CANNAオフィシャルサイトに
「かけ流し式システムでの栽培 Run-To-Waste (かけ流し式 ): 入門編」
がアップされたので、記事をカンタンにまとめました。
“ Run-To-Waste ” 日本では「かけ流し式」と呼ばれる水やり方法は、
特別な技術が必要でも、高価な機材が必要でもなんでもなく、単純に一度与えた水を再利用せず、捨てる、ってことです。お庭で育ててる野菜やお花に、ジョウロやホースで水やりするのも“ Run-To-Waste ”です。
つまり、青空のもとでのプランター栽培や、畑の作付けをしているガーデナーにとって、“ Run-To-Waste ”とはなんなのか? なんてホトンド気にしなくてもよいのですが、ハイドロポニック・ガーデナーには大きな意味を持ちます。

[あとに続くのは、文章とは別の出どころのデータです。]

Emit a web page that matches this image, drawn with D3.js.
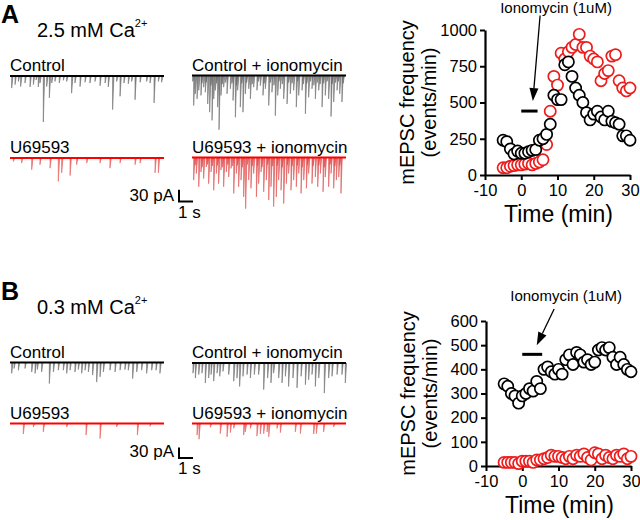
<!DOCTYPE html>
<html><head><meta charset="utf-8">
<script src="https://cdn.jsdelivr.net/npm/d3@7"></script>
<style>body{margin:0;background:#fff}svg{display:block;font-family:"Liberation Sans",Arial,sans-serif}</style>
</head><body><svg id="c" width="640" height="520"></svg>
<script>
// ---------- time-course data (minutes, events/min) ----------
const timeMin = [-5,-4,-3,-2,-1,0,1,2,3,4,5,6,7,8,9,10,11,12,13,14,15,16,17,18,19,20,21,22,23,24,25,26,27,28,29,30];
const freqA_control = [240,230,180,145,165,150,150,160,170,175,240,250,280,350,550,520,520,760,780,680,600,550,500,430,380,420,440,400,380,440,370,360,350,270,270,240];
const freqA_u69593  = [50,50,60,65,70,70,75,80,70,80,90,105,210,440,680,620,840,800,850,880,900,970,880,880,820,800,780,650,700,720,820,830,650,600,580,600];
const freqB_control = [340,330,300,290,260,290,300,320,310,350,320,400,410,390,380,400,380,440,460,420,470,460,430,440,420,430,480,490,480,490,450,420,450,420,400,390];
const freqB_u69593  = [15,15,15,15,10,20,20,20,15,25,25,30,35,45,40,40,35,30,40,30,45,40,50,35,25,55,50,30,45,35,30,45,40,50,30,40];
const xTicks = [-10,0,10,20,30];
const yTicksA = [0,250,500,750,1000];
const yTicksB = [0,100,200,300,400,500,600];
const ionoLabel = "Ionomycin (1uM)";
// annotation anchors in data units [min, events/min]
const barA = [0,4.5,441], arrowA = [[5.2,1100],[3.2,510]], labelA = [9.6,1117];
const barB = [0,5.5,462], arrowB = [[8.8,650],[4.0,500]], labelB = [12.1,683];

// ---------- trace events: [time (s), amplitude (pA)] ----------
const evA_control = [[0.12,31],[0.36,22],[0.6,14],[0.76,27],[1.07,18],[1.43,28],[1.67,22],[1.86,10],[2.02,28],[2.14,18],[2.38,118],[2.62,27],[2.81,56],[2.98,18],[3.21,14],[3.52,18],[3.81,11],[4.05,14],[4.4,44],[4.64,18],[5.0,27],[5.36,16],[5.71,18],[6.07,14],[6.43,25],[6.79,18],[7.02,28],[7.33,86],[7.62,14],[7.86,52],[8.14,18],[8.45,20],[8.69,14],[8.93,61],[9.29,16],[9.76,14],[10.0,18],[10.29,69],[10.6,14],[10.83,16]];
const evA_u69593 = [[0.24,9],[0.83,13],[1.55,30],[2.14,17],[2.86,26],[3.45,60],[3.69,38],[4.29,45],[4.76,17],[5.48,13],[6.43,13],[7.14,26],[7.86,13],[8.93,17],[9.29,13],[10.36,38],[10.6,38]];
const evA_controlIono = [[0.12,77],[0.24,47],[0.36,60],[0.48,38],[0.64,51],[0.83,30],[0.95,43],[1.12,73],[1.26,94],[1.43,115],[1.55,60],[1.67,38],[1.83,81],[1.93,139],[2.07,51],[2.26,30],[2.5,47],[2.74,34],[2.93,64],[3.10,107],[3.26,38],[3.45,81],[3.64,94],[3.81,47],[4.05,34],[4.17,60],[4.40,30],[4.64,38],[4.88,26],[5.07,51],[5.24,34],[5.48,77],[5.71,43],[5.95,103],[6.12,51],[6.31,34],[6.55,60],[6.79,73],[7.02,47],[7.26,38],[7.45,81],[7.62,51],[7.86,38],[8.10,98],[8.33,56],[8.57,34],[8.81,60],[9.05,38],[9.29,81],[9.52,51],[9.76,60],[9.93,105],[10.12,68],[10.36,38],[10.55,47],[10.71,68],
  [0.05,15],[0.7,20],[1.0,18],[1.35,25],[1.75,20],[2.15,22],[2.4,18],[2.85,20],[3.18,25],[3.55,20],[3.9,18],[4.3,22],[4.75,15],[5.15,20],[5.6,18],[5.85,25],[6.2,15],[6.45,22],[6.9,18],[7.15,20],[7.55,15],[7.95,22],[8.2,20],[8.45,15],[8.7,25],[8.95,18],[9.15,22],[9.4,20],[9.65,15],[10.0,22],[10.25,18],[10.45,15],[10.8,20]];
const evA_u69593Iono = [[0.12,58],[0.31,41],[0.48,75],[0.64,37],[0.83,54],[1.02,24],[1.19,67],[1.36,37],[1.55,84],[1.74,41],[1.90,67],[2.07,32],[2.26,75],[2.45,37],[2.62,50],[2.79,28],[2.98,92],[3.17,41],[3.33,75],[3.50,58],[3.69,101],[3.83,131],[4.05,58],[4.21,79],[4.40,41],[4.60,101],[4.76,67],[4.93,37],[5.12,88],[5.31,58],[5.48,109],[5.64,75],[5.83,126],[6.02,101],[6.19,58],[6.36,84],[6.55,118],[6.74,67],[6.90,41],[7.07,84],[7.26,58],[7.45,75],[7.62,41],[7.79,92],[7.98,58],[8.17,79],[8.33,41],[8.57,67],[8.81,50],[8.98,75],[9.17,41],[9.36,88],[9.52,50],[9.76,75],[9.93,41],[10.12,79],[10.31,58],[10.48,50],[10.64,92],
  [0.22,20],[0.72,25],[1.1,18],[1.45,22],[1.82,20],[2.18,25],[2.55,18],[2.9,22],[3.25,20],[3.6,25],[3.95,18],[4.3,22],[4.68,20],[5.0,25],[5.4,18],[5.75,22],[6.1,20],[6.45,25],[6.82,18],[7.15,22],[7.52,20],[7.88,25],[8.25,18],[8.65,22],[9.05,20],[9.45,25],[9.85,18],[10.2,22],[10.55,20]];
const evB_control = [[0.12,31],[0.29,17],[0.6,22],[1.07,17],[1.55,27],[1.79,31],[1.95,20],[2.26,27],[2.81,60],[3.10,27],[3.45,22],[3.81,22],[4.05,31],[4.29,22],[4.64,27],[4.88,20],[5.12,31],[5.36,22],[5.6,27],[5.9,36],[6.19,56],[6.43,41],[6.67,27],[7.14,22],[7.5,27],[7.86,22],[8.21,20],[8.45,22],[8.76,46],[9.05,27],[9.40,22],[9.76,31],[10.12,22],[10.43,22],[10.71,31]];
const evB_u69593 = [[0.95,30],[1.67,10],[2.38,24],[4.05,10],[5.43,33],[6.43,43],[7.62,10],[9.10,33],[10.0,8]];
const evB_controlIono = [[0.07,29],[0.24,43],[0.48,33],[0.71,29],[0.95,57],[1.19,43],[1.36,33],[1.55,52],[1.79,29],[1.98,38],[2.21,24],[2.62,33],[2.98,52],[3.21,43],[3.40,67],[3.64,38],[3.93,33],[4.17,43],[4.45,33],[4.76,33],[5.12,76],[5.40,43],[5.64,57],[5.83,29],[6.19,43],[6.43,57],[6.67,38],[6.90,67],[7.21,43],[7.5,71],[7.79,38],[8.10,62],[8.33,48],[8.57,33],[8.81,67],[9.05,43],[9.45,86],[9.76,43],[10.0,38],[10.36,33],[10.71,33],[10.95,57]];
const evB_u69593Iono = [[0.36,33],[0.5,45],[1.31,11],[2.02,29],[2.5,38],[2.74,26],[2.98,14],[3.69,33],[3.81,24],[4.17,14],[4.64,36],[4.88,30],[5.12,29],[5.36,24],[5.48,38],[6.07,14],[6.31,26],[7.38,24],[7.74,29],[8.69,30],[8.88,29],[9.40,24],[10.12,10]];
const scaleBarPA = 30, scaleBarS = 1, traceSeconds = 11;

// ---------- drawing ----------
const svg = d3.select("#c");
const FONT = '"Liberation Sans",Arial,sans-serif';

function txt(g, x, y, s, size, opts={}) {
  return g.append("text").attr("x", x).attr("y", y).attr("font-size", size)
    .attr("font-weight", opts.bold ? "bold" : null)
    .attr("text-anchor", opts.anchor || "start").attr("fill", "#000").text(s);
}
function heading(y, letter, conc) {
  txt(svg, 1, y - 14, letter, 25, {bold:true});
  const t = svg.append("text").attr("x", 37).attr("y", y).attr("font-size", 20);
  t.append("tspan").text(conc + " mM Ca");
  t.append("tspan").attr("font-size", 11).attr("dy", -10).text("2+");
}
function trace(x0, base, events, kY, color, evColor, label) {
  const xs = d3.scaleLinear().domain([0, traceSeconds]).range([x0, x0 + 154]);
  const ys = d3.scaleLinear().domain([0, 30]).range([base, base + kY]);
  const g = svg.append("g");
  g.selectAll("path.ev").data(events).join("path").attr("class","ev")
    .attr("d", d => `M${xs(d[0])},${ys(0)}L${xs(d[0])},${ys(d[1])}L${xs(d[0])+1.3},${ys(0)}`)
    .attr("fill", evColor).attr("stroke", evColor).attr("stroke-width", 0.7).attr("opacity", 0.85);
  g.append("line").attr("x1", xs(0)).attr("x2", xs(traceSeconds)).attr("y1", base).attr("y2", base)
    .attr("stroke", color).attr("stroke-width", 2.2);
  txt(svg, x0, base - 5, label, 17);
  return {xs, ys};
}
function scaleBar(x, y, kY) {
  const xs = d3.scaleLinear().domain([0, 1]).range([x, x + 14]);
  const ys = d3.scaleLinear().domain([0, 30]).range([y, y - kY]);
  svg.append("path").attr("d", `M${xs(0)},${ys(scaleBarPA)}L${xs(0)},${ys(0)}L${xs(scaleBarS)},${ys(0)}`)
    .attr("fill","none").attr("stroke","#000").attr("stroke-width",2);
  txt(svg, x - 5, y - 1, "30 pA", 17, {anchor:"end"});
  txt(svg, x - 1, y + 16, "1 s", 17);
}
function plot(cfg) {
  const x = d3.scaleLinear().domain([-10, 30]).range([cfg.x0, cfg.x1]);
  const y = d3.scaleLinear().domain([0, cfg.ymax]).range([cfg.yb, cfg.yt]);
  const g = svg.append("g");
  const ax = g.append("g").attr("transform", `translate(${cfg.x0},0)`)
    .call(d3.axisLeft(y).tickValues(cfg.yticks).tickSize(5).tickSizeOuter(0).tickPadding(3).tickFormat(d => String(d)));
  const bx = g.append("g").attr("transform", `translate(0,${cfg.yb})`)
    .call(d3.axisBottom(x).tickValues(xTicks).tickSize(5).tickSizeOuter(0).tickPadding(4).tickFormat(d => String(d)));
  [ax, bx].forEach(a => {
    a.select(".domain").attr("stroke-width", 2.2).attr("stroke", "#000");
    a.selectAll(".tick line").attr("stroke-width", 2).attr("stroke", "#000");
    a.selectAll(".tick text").attr("font-size", 16.5).attr("font-family", FONT).attr("fill", "#000");
  });
  txt(g, (cfg.x0 + cfg.x1) / 2 + 1, cfg.yb + 47, "Time (min)", 23, {anchor:"middle"});
  const cy = (cfg.yb + cfg.yt) / 2;
  g.append("text").attr("transform", `translate(${cfg.x0 - 71},${cy}) rotate(-90)`).attr("text-anchor","middle")
    .attr("font-size", 20).text("mEPSC frequency");
  g.append("text").attr("transform", `translate(${cfg.x0 - 49},${cy}) rotate(-90)`).attr("text-anchor","middle")
    .attr("font-size", 20).text("(events/min)");
  // annotation
  g.append("line").attr("x1", x(cfg.bar[0])).attr("x2", x(cfg.bar[1])).attr("y1", y(cfg.bar[2])).attr("y2", y(cfg.bar[2]))
    .attr("stroke", "#000").attr("stroke-width", 3);
  const [p0, p1] = cfg.arrow.map(p => [x(p[0]), y(p[1])]);
  const ang = Math.atan2(p1[1] - p0[1], p1[0] - p0[0]);
  const hl = 13, hw = 4.5;
  const bxp = p1[0] - hl * Math.cos(ang), byp = p1[1] - hl * Math.sin(ang);
  g.append("line").attr("x1", p0[0]).attr("y1", p0[1]).attr("x2", bxp).attr("y2", byp).attr("stroke", "#000").attr("stroke-width", 1.3);
  g.append("path").attr("d", `M${p1[0]},${p1[1]}L${bxp + hw*Math.sin(ang)},${byp - hw*Math.cos(ang)}L${bxp - hw*Math.sin(ang)},${byp + hw*Math.cos(ang)}Z`).attr("fill", "#000");
  txt(g, x(cfg.label[0]), y(cfg.label[1]), ionoLabel, 15, {anchor:"middle"});
  // data
  const series = [[cfg.red, "#ee1c1c"], [cfg.black, "#000"]];
  series.forEach(([vals, col]) => {
    g.append("g").selectAll("circle").data(timeMin.map((t, i) => [t, vals[i]])).join("circle")
      .attr("cx", d => x(d[0])).attr("cy", d => y(d[1])).attr("r", 5.6)
      .attr("fill", "#fff").attr("stroke", col).attr("stroke-width", 1.7);
  });
}

// Panel A
heading(37, "A", "2.5");
trace(10, 76, evA_control, 11.7, "#000", "#666", "Control");
trace(192, 75.5, evA_controlIono, 11.7, "#000", "#666", "Control + ionomycin");
trace(10, 158, evA_u69593, 11.7, "#ff0000", "#e25555", "U69593");
trace(192, 157.5, evA_u69593Iono, 11.7, "#ff0000", "#e04848", "U69593 + ionomycin");
scaleBar(179, 201.5, 11.7);
plot({x0:485, x1:630, yb:175, yt:30, ymax:1000, yticks:yTicksA, black:freqA_control, red:freqA_u69593,
      bar:barA, arrow:arrowA, label:labelA});

// Panel B
heading(314, "B", "0.3");
trace(10, 362.5, evB_control, 10.5, "#000", "#666", "Control");
trace(192, 363, evB_controlIono, 10.5, "#000", "#666", "Control + ionomycin");
trace(10, 423.5, evB_u69593, 10.5, "#ff0000", "#e25555", "U69593");
trace(192, 423.5, evB_u69593Iono, 10.5, "#ff0000", "#e25555", "U69593 + ionomycin");
scaleBar(179, 458, 10.5);
plot({x0:486, x1:631, yb:466, yt:321, ymax:600, yticks:yTicksB, black:freqB_control, red:freqB_u69593,
      bar:barB, arrow:arrowB, label:labelB});
</script></body></html>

NFTシステム、DWCシステム、再循環システム、フラッド&ドレイン・システム、そしてエアロポニック・システムなど、ハイドロポニック栽培のすべての水やりが、培養液をくりかえし与える再循環式です。その理由は、ハイドロポニック・システムに使用するロックウールやクレイペブルスなどの培地とシステムに使われる容器が、酸やアルカリで変質せず、保肥性もない不活性な性質なので、1〜2週間、おなじ培養液をくりかえし植物に与えても大丈夫、という前提があるからですね。
それに対して、植物繊維が原料である有機培地をつかったCOCO栽培やTERRA培土でのソイルレス・ポッティング栽培での水やりは、“ Run-To-Waste ”、かけ流し式の水やりでなくてはなりません。つまり培養液を再利用する栽培はNGです。有機培地に与えた培養液の排水には、根が排出した老廃物や培地にたまっていた肥料の吸い残しなど、多くの不純物が含まれているため、再循環させると生育障害の原因になってしまいます。
“ Mass Flow〜 マス・フロー 〜 ”について。
さて、“ Run-To-Waste ”と聞いて「なんのこっちゃ? 」と思っても、「かけ流し式の水やり 」と言われれば、「なんだ、普通に水やりすることか!」と理解しやすいと思いますが、“ Mass Flow ”は、日本の園芸用語だと「蒸散」という解釈がされていて、記事では蒸散とはちがう意味合いで使われているので解説しておきます。
記事中の“ Mass Flow ”とは、肥料成分が水に溶けて植物が吸収できる状態になる、と説明されていて、「マス・フロー計測器=固形の肥料が水に溶けた量を測定するメーター」なんて使われ方をしています。
ということで、この記事がいいたいことは、“ Run-To-Waste ”は、一番ナチュラルで、生長トラブルも少なく、培地も肥料の種類もあまり選ばず失敗が少ない水やり方法ですが、自動化するにはコストや設備が必要だし、排水を捨てる手間がかかります。ハイドロポニック栽培は、“ 培養液の再循環 ”ができるので、捨てる水も少ない栽培方法ですが、使用できる資材が限られていることと、培養液のメンテナンスの手間がかかります。
どちらがベストなのかは、育てる植物と育てる人とのニーズ次第です ってことです。